[OpenAFS-devel] pthreading the bosserver

Thu, 8 Aug 2013 15:40:08 -0400 (EDT)

Hi all,

It looks like the last hurdle before a core rxgk spec gets through 
afs3-stds is the description of the GSS negotiation loop.  The right 
answer there is well-known, though describing it is easy, so it should 
just be a matter of time before it's done.

With just the core rxgk spec done, we can still start adding rxgk to the 
non-AFS3 protocol pieces in our tree, and I think the bosserver is the 
most promising target.  This allows us to get some code in the tree for 
the security class and get some working experience, and reduces the burden 
for developing additional code out-of-tree.

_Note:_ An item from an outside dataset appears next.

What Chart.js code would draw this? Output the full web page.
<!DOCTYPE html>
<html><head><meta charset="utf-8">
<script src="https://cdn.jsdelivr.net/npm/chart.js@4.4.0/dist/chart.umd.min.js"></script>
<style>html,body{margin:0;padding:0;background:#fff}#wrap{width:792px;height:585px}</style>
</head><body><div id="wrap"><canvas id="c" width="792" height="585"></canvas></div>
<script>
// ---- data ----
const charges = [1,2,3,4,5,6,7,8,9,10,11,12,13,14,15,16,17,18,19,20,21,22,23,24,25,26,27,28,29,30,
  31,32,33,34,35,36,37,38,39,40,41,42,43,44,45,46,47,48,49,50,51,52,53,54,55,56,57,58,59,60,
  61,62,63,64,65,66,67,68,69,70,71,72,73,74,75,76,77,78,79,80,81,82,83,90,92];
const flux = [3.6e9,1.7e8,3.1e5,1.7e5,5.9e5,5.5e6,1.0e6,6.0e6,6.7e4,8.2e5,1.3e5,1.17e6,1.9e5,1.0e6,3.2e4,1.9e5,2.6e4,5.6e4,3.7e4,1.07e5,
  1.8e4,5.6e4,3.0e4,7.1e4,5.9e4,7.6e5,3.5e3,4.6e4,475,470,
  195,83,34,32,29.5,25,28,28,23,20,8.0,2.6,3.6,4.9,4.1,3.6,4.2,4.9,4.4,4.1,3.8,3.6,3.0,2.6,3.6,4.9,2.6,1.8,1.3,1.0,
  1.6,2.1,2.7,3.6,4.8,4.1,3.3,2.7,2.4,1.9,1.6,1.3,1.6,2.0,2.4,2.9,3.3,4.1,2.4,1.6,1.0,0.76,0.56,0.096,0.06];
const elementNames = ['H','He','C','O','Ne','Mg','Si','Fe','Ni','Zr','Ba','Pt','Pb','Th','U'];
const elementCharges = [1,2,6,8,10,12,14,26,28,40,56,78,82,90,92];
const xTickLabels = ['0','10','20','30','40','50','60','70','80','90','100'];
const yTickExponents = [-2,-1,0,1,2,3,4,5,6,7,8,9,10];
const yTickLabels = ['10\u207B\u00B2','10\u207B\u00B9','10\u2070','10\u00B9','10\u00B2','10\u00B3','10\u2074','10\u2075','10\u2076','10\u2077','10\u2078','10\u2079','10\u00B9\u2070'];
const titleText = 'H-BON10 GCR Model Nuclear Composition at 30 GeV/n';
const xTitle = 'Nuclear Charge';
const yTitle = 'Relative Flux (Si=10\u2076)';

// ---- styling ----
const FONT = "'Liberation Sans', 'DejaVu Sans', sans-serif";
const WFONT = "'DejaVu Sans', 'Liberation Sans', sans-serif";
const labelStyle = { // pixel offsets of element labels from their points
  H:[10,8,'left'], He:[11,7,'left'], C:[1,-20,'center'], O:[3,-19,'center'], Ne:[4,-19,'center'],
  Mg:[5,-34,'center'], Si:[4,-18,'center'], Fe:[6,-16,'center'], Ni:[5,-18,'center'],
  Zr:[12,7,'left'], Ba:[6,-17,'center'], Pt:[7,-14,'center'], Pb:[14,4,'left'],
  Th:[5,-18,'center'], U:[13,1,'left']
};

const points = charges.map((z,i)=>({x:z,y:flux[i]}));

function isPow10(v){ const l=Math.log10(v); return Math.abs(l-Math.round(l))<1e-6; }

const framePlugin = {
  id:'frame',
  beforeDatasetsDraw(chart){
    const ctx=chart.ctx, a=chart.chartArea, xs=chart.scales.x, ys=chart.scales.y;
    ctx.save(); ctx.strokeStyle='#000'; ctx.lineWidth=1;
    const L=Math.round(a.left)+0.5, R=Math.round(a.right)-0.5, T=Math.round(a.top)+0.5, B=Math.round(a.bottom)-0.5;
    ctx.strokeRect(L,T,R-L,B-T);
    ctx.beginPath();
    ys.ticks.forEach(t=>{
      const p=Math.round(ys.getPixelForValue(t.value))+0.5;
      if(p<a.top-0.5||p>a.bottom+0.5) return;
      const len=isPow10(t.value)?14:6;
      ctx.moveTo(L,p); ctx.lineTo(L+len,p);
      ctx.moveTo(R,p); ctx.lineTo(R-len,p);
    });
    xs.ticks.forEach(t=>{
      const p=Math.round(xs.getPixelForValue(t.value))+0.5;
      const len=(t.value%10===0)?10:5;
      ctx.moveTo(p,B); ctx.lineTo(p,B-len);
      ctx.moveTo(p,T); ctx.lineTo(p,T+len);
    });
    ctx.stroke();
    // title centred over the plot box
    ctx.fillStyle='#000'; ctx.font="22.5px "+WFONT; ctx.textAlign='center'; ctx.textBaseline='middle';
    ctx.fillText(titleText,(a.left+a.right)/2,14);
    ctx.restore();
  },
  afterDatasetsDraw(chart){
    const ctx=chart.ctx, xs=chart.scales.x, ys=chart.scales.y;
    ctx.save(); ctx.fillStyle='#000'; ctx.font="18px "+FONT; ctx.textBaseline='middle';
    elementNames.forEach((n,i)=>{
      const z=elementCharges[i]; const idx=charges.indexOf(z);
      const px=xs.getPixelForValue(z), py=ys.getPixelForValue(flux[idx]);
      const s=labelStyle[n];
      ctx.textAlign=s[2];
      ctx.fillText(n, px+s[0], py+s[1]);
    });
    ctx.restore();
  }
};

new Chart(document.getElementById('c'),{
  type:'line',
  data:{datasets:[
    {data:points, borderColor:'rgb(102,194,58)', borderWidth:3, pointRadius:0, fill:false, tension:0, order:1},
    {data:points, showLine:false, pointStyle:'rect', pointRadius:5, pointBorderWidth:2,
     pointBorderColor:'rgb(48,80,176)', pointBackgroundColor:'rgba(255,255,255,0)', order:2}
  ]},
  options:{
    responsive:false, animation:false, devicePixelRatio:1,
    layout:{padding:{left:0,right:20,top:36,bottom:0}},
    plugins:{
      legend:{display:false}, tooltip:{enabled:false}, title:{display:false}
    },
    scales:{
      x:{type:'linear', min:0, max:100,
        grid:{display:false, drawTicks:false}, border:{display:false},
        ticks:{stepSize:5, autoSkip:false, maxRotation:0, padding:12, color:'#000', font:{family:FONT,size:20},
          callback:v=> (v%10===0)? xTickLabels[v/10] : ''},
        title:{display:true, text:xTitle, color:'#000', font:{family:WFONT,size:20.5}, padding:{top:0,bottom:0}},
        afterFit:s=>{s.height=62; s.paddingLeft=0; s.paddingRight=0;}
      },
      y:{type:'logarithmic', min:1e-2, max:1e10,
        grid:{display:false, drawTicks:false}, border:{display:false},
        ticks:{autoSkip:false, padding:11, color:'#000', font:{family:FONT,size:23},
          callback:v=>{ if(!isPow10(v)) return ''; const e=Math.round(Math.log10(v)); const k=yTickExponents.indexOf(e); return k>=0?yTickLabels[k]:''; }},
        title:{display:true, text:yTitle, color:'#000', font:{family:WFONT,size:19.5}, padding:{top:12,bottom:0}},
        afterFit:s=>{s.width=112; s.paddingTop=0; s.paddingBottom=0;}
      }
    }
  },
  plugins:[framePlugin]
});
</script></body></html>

However, the bosserver is currently using LWP for parallelism, and GSSAPI 
libraries which are compatible with LWP are hard to come by; the obvious 
solution is to convert the bosserver to pthreads.  Chas Williams came up 
with an implementation about 8 months ago, which is currently languishing 
in gerrit (it just got a newly rebased version, the tip commit is gerrit 
number 8794).  I had a mostly complete independent implementation before I 
learned about his work, unfortunately; mine is in gerrit with the tip 
change 10130.  Mine is still incomplete in that it needs some build 
massaging on a few Unix platforms, and needs a bit of Windows attention. 
As tempting as it may be, I seem to recall that we do not have critical 
mass to drop server support for windows on master, so that would need to 
be fixed for my code to move forward.

There are a few general differences between the approaches in the two 
patchsets, and I was hoping we could have an architectural discussion on 
this list.

First off: do we need to keep an LWP version of the bosserver around as 
well as a pthreaded one?  I don't think so, and I believe Simon agrees, 
but it would be good to get consensus.

Second, how strong of an integrity guarantee do we need for the bos 
config?  My understanding is that configuration changes (adding or 
removing or en/disabling bnodes) are rare events, and it is highly 
unlikely that multiple administrator connnections changing things will be 
made concurrently.  If this is true, then we can rely on time-domain 
"locking" for synchronization and eliminate some aspects of code-level 
locking.  For example, a per-bnode lock acquired before writing any bnode 
state would not be needed, and a single global lock would be sufficient.

Relatedly, is it okay to assume that shutdown/restart/etc. will not be 
issued concurrently with config changes?  A "fully correct" implementation 
would seem to need to only shutdown/restart the bnodes which were 
configured when the command was issued, and ignore any new nodes created 
since then.  Because the implementation of shutdown/restart must drop 
locks, making this guarantee seems to require additional sychronization 
effort, whether via a temporary queue to store the bnodes being acted 
upon, or a higher-level lock.

Then there's the question of signal handling.  The discussion on 
gerrit/6947 raises some potentially large spectres, in particular 
LinuxThreads compatibility.  Chas has dedicated pthreads for each child 
process to listen for SIGCHLD, plus a global thread for SIGTERM/SIGQUIT 
(hmm, SIGKILL is added to the set, too, but can't actually be blocked or 
masked); my version just has a single signal handler routine that uses the 
sigpipe trick to wake up the bproc thread and check the children.  This 
sigpipe trick doesn't work directly on Windows; I'll need to look more 
carefully at how to workaround.  I seem to recall that we hand-roll signal 
compatibility bits for Windows anyway, so it would stay in-tree.  I 
haven't been able to convince myself that the additional complexity of the 
extra watcher threads is necessary, but if someone else could convince me, 
that would be good.

Off the top of my head, those are the main structural differences between 
the two existing implementations, I'd be interested to hear everyone's 
opinions on the questions.  I'm not tied to my code, but I did continue 
with it after learning about Chas's work because I did have some questions 
about these architectural questionss.  If the consensus is that his stuff 
is fine, we should go with that -- my main goal is just to get a pthreaded 
bosserver in the tree so that we can build off of it with rxgk.

Thanks,

Ben